The key lesson retailers should take from the largest trial so far of chip and Pin anti-fraud technology is the need to allow enough time for planning, testing, implementation and training staff, the trial report said.
Chip and Pin, which aims to cut credit and debit card fraud by 50% by requiring cardholders to authenticate purchases with a Pin rather than a signature, is due to be rolled out nationwide by banks and retailers by the end of 2004.
The report on a three-month trial in Northampton, released this week, urged retailers with their own integrated point of sale systems to implement chip and Pin now in order to meet the 2005 deadline, when liability for fraud will shift to them from the banks.
Roll-out will take a minimum of 30 weeks for the majority of organisations that have formal project and budgeting processes and need a tailored system, the report by the Chip and Pin Programme Management Organisation said.
The trial, which encompassed 120,000 cardholders and 1,000 retailers, identified the key activities that retailers need to consider when planning roll-outs as:
Understanding the impact on the business, processes, IT systems and staff and estimating the costs and benefits
Identifying the business and technical requirements
Acquirer acceptance testing
Safeway, which was the first UK supermarket to install chip and Pin-compliant systems across all of its stores, said moving early put it ahead competitively.
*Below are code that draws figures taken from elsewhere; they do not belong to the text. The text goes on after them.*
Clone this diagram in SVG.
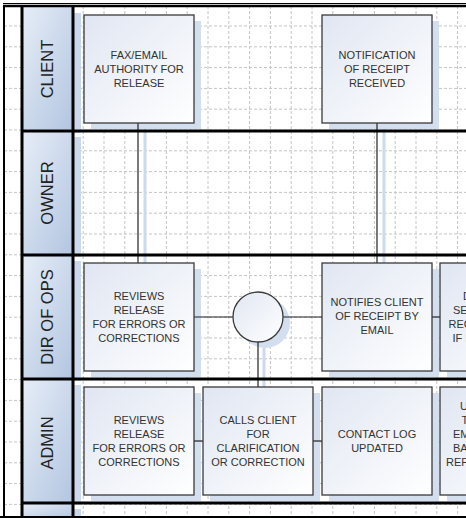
<svg xmlns="http://www.w3.org/2000/svg" width="466" height="518" viewBox="0 0 466 518">
<defs>
<linearGradient id="hdr" x1="0" y1="0" x2="1" y2="1">
<stop offset="0" stop-color="#e6edf7"/>
<stop offset="1" stop-color="#b3c6e1"/>
</linearGradient>
<linearGradient id="box" x1="0" y1="0" x2="1" y2="1">
<stop offset="0" stop-color="#e0e6f2"/>
<stop offset="1" stop-color="#ffffff"/>
</linearGradient>
</defs>
<style>
.grid{stroke:#c4c4c4;stroke-width:1;stroke-dasharray:3,2;fill:none}
.hdr{fill:url(#hdr)}
.hsh{fill:#cbd8eb}
.sh{fill:#d3deef}
.box{fill:url(#box);stroke:#3a3a3a;stroke-width:1.3}
.frame{stroke:#000;fill:none}
.conn{stroke:#222;stroke-width:1.2;fill:none}
.csh{stroke:#cdd9ec;stroke-width:3;fill:none}
.lbl{font-family:"Liberation Sans",Arial,sans-serif;font-size:16.5px;fill:#222;text-anchor:middle}
.t{font-family:"Liberation Sans",Arial,sans-serif;font-size:11px;fill:#333;text-anchor:middle}
.tp{font-family:"Liberation Sans",Arial,sans-serif;font-size:11px;fill:#333}
</style>
<rect x="0" y="0" width="466" height="518" fill="#fff"/>
<path class="grid" d="M4 26H466M4 46.8H466M4 67.6H466M4 88.4H466M4 109.2H466M4 130H466M4 150.8H466M4 171.6H466M4 192.4H466M4 213.2H466M4 234H466M4 254.8H466M4 275.6H466M4 296.4H466M4 317.2H466M4 338H466M4 358.8H466M4 379.6H466M4 400.4H466M4 421.2H466M4 442H466M4 462.8H466M4 483.6H466M4 504.4H466
M83.2 6V518M104 6V518M124.8 6V518M145.6 6V518M166.4 6V518M187.2 6V518M208 6V518M228.8 6V518M249.6 6V518M270.4 6V518M291.2 6V518M312 6V518M332.8 6V518M353.6 6V518M374.4 6V518M395.2 6V518M416 6V518M436.8 6V518M457.6 6V518"/>
<g id="lane-headers-shadow">
<rect class="hsh" x="30" y="13" width="51" height="120"/>
<rect class="hsh" x="30" y="137" width="51" height="120"/>
<rect class="hsh" x="30" y="261" width="51" height="120"/>
<rect class="hsh" x="30" y="385" width="51" height="120"/>
<rect class="hsh" x="30" y="509" width="51" height="12"/>
</g>
<g id="lane-client">
<rect class="hdr" x="23" y="7" width="49" height="122"/>
<text class="lbl" transform="translate(53,69) rotate(-90)">CLIENT</text>
</g>
<g id="lane-owner">
<rect class="hdr" x="23" y="132" width="49" height="122"/>
<text class="lbl" transform="translate(53,193) rotate(-90)">OWNER</text>
</g>
<g id="lane-dirofops">
<rect class="hdr" x="23" y="256" width="49" height="122"/>
<text class="lbl" transform="translate(53,317) rotate(-90)">DIR OF OPS</text>
</g>
<g id="lane-admin">
<rect class="hdr" x="23" y="380" width="49" height="122"/>
<text class="lbl" transform="translate(53,443) rotate(-90)">ADMIN</text>
</g>
<g id="lane-next">
<rect class="hdr" x="23" y="504" width="49" height="14"/>
</g>
<g id="shadows">
<rect class="sh" x="91" y="21" width="110" height="108"/>
<rect class="sh" x="329" y="21" width="110" height="108"/>
<rect class="sh" x="91" y="269" width="110" height="108"/>
<circle class="sh" cx="265" cy="323" r="25"/>
<rect class="sh" x="329" y="269" width="110" height="108"/>
<rect class="sh" x="447" y="269" width="110" height="108"/>
<rect class="sh" x="91" y="393" width="110" height="108"/>
<rect class="sh" x="210" y="393" width="110" height="108"/>
<rect class="sh" x="329" y="393" width="110" height="108"/>
<rect class="sh" x="447" y="393" width="110" height="108"/>
<path class="csh" d="M145 129V269M384 129V269M264 348V393"/>
</g>
<g id="connectors">
<path class="conn" d="M138 123V263"/>
<path class="conn" d="M377 123V263"/>
<path class="conn" d="M194 317H233"/>
<path class="conn" d="M283 317H322"/>
<path class="conn" d="M432 317H440"/>
<path class="conn" d="M258 342V387"/>
<path class="conn" d="M194 441H203"/>
<path class="conn" d="M313 441H322"/>
</g>
<g id="node-fax-email">
<rect class="box" x="84" y="15" width="110" height="108"/>
<text class="t" x="139" y="59">FAX/EMAIL</text>
<text class="t" x="139" y="73">AUTHORITY FOR</text>
<text class="t" x="139" y="87">RELEASE</text>
</g>
<g id="node-notification-received">
<rect class="box" x="322" y="15" width="110" height="108"/>
<text class="t" x="377" y="58.5">NOTIFICATION</text>
<text class="t" x="377" y="72.5">OF RECEIPT</text>
<text class="t" x="377" y="86.5">RECEIVED</text>
</g>
<g id="node-dir-reviews">
<rect class="box" x="84" y="263" width="110" height="108"/>
<text class="t" x="139" y="299.5">REVIEWS</text>
<text class="t" x="139" y="313.5">RELEASE</text>
<text class="t" x="139" y="327.5">FOR ERRORS OR</text>
<text class="t" x="139" y="341.5">CORRECTIONS</text>
</g>
<g id="node-decision">
<circle class="box" cx="258" cy="317" r="25"/>
</g>
<g id="node-notifies-client">
<rect class="box" x="322" y="263" width="110" height="108"/>
<text class="t" x="377" y="306">NOTIFIES CLIENT</text>
<text class="t" x="377" y="320">OF RECEIPT BY</text>
<text class="t" x="377" y="334">EMAIL</text>
</g>
<g id="node-dir-next">
<rect class="box" x="440" y="263" width="110" height="108"/>
<text class="tp" x="463" y="299.5">D</text>
<text class="tp" x="453" y="313.5">SE</text>
<text class="tp" x="448.5" y="327.5">REC</text>
<text class="tp" x="452.5" y="341.5">IF I</text>
</g>
<g id="node-admin-reviews">
<rect class="box" x="84" y="387" width="110" height="108"/>
<text class="t" x="139" y="423.5">REVIEWS</text>
<text class="t" x="139" y="437.5">RELEASE</text>
<text class="t" x="139" y="451.5">FOR ERRORS OR</text>
<text class="t" x="139" y="465.5">CORRECTIONS</text>
</g>
<g id="node-calls-client">
<rect class="box" x="203" y="387" width="110" height="108"/>
<text class="t" x="258" y="423.5">CALLS CLIENT</text>
<text class="t" x="258" y="437.5">FOR</text>
<text class="t" x="258" y="451.5">CLARIFICATION</text>
<text class="t" x="258" y="465.5">OR CORRECTION</text>
</g>
<g id="node-contact-log">
<rect class="box" x="322" y="387" width="110" height="108"/>
<text class="t" x="377" y="437.5">CONTACT LOG</text>
<text class="t" x="377" y="451.5">UPDATED</text>
</g>
<g id="node-admin-next">
<rect class="box" x="440" y="387" width="110" height="108"/>
<text class="tp" x="460" y="409.5">U</text>
<text class="tp" x="461.5" y="423.5">T</text>
<text class="tp" x="453" y="437.5">EM</text>
<text class="tp" x="453" y="451.5">BA</text>
<text class="tp" x="446" y="465.5">REP</text>
</g>
<g id="frame">
<path class="frame" stroke-width="1" d="M3 3.5H466"/>
<path class="frame" stroke-width="2.5" d="M3 6H466"/>
<path class="frame" stroke-width="2" d="M4 5V518"/>
<path class="frame" stroke-width="3" d="M22 5V518M73 5V518"/>
<path class="frame" stroke-width="3" d="M21 131H466M21 255H466M21 379H466M21 503H466"/>
<path class="frame" stroke-width="2" stroke="#333" d="M0 517H466"/>
</g>
</svg>
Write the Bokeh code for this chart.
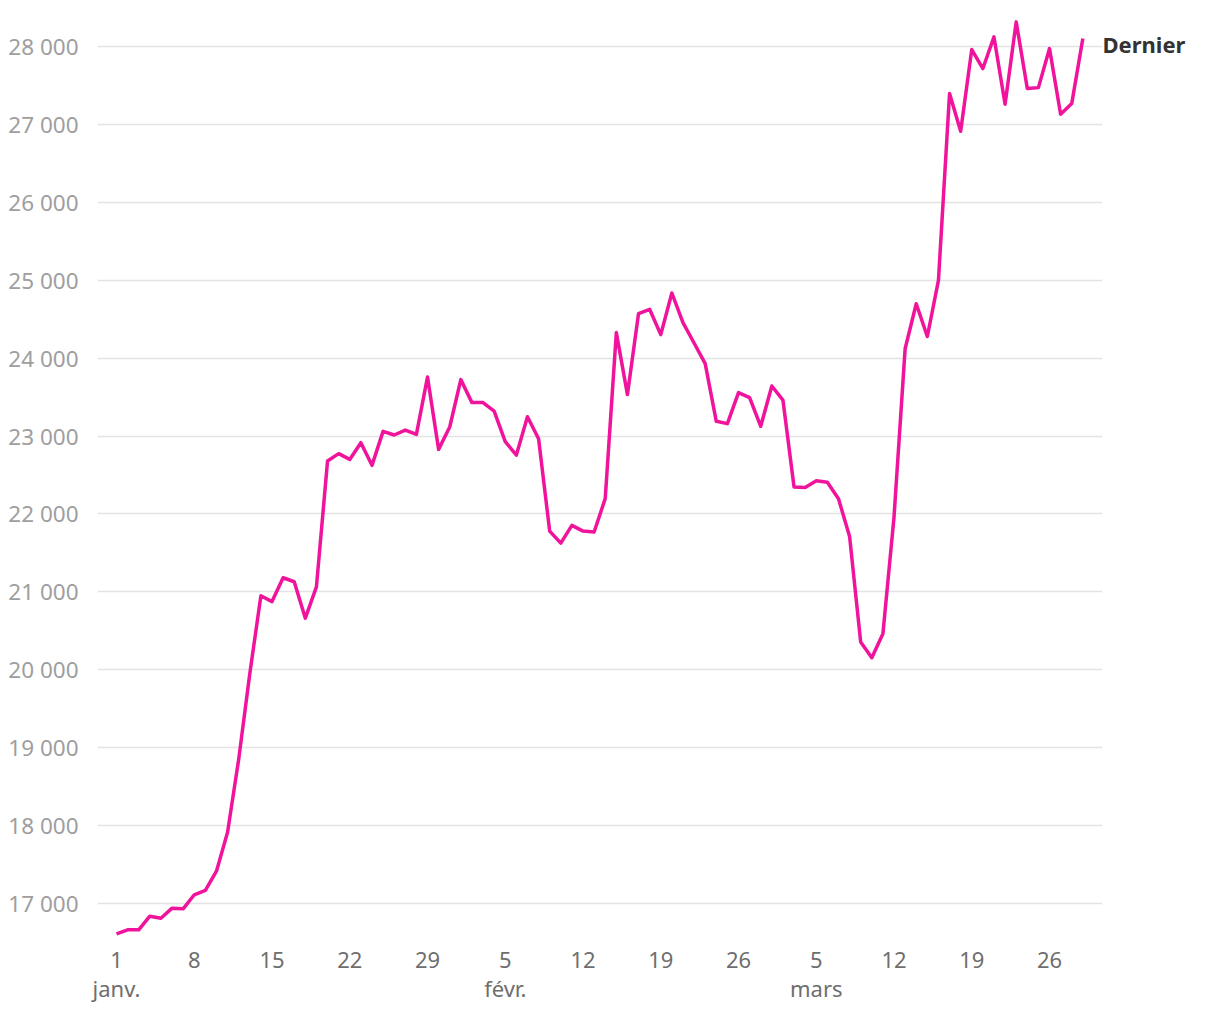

"It was a new experience for us and our acquirer," said Jeremy Wyman, business systems manager at Safeway. "I am glad that we are now ahead of the game but at times it was tough and no one should underestimate the time and resources needed."
Although the budget for the chip and Pin implementation was "significant", Safeway expects a full return on investment within six months, Wyman said.
From 1 January 2005, retailers without chip and Pin-compliant point of sale systems will be liable for fraudulent transactions.
Chip and Pin trial report: key findings:
- Time is a critical factor. Allowing enough time for planning, testing, training and implementation is key to success. Retailers need to engage software and hardware suppliers and their acquiring banks early
- The technology works and there is no reason to delay implementation. Retailers should act now in order to meet the 2005 liability shift date
- Retailers should consider the needs of people with disabilities early in the process
- Although customers are positive about improved security and ease of use of chip and Pin, privacy is a concern to some. There are practical actions retailers can take to help remedy this
- Transaction times are better than in the past and should lead to shorter queue times.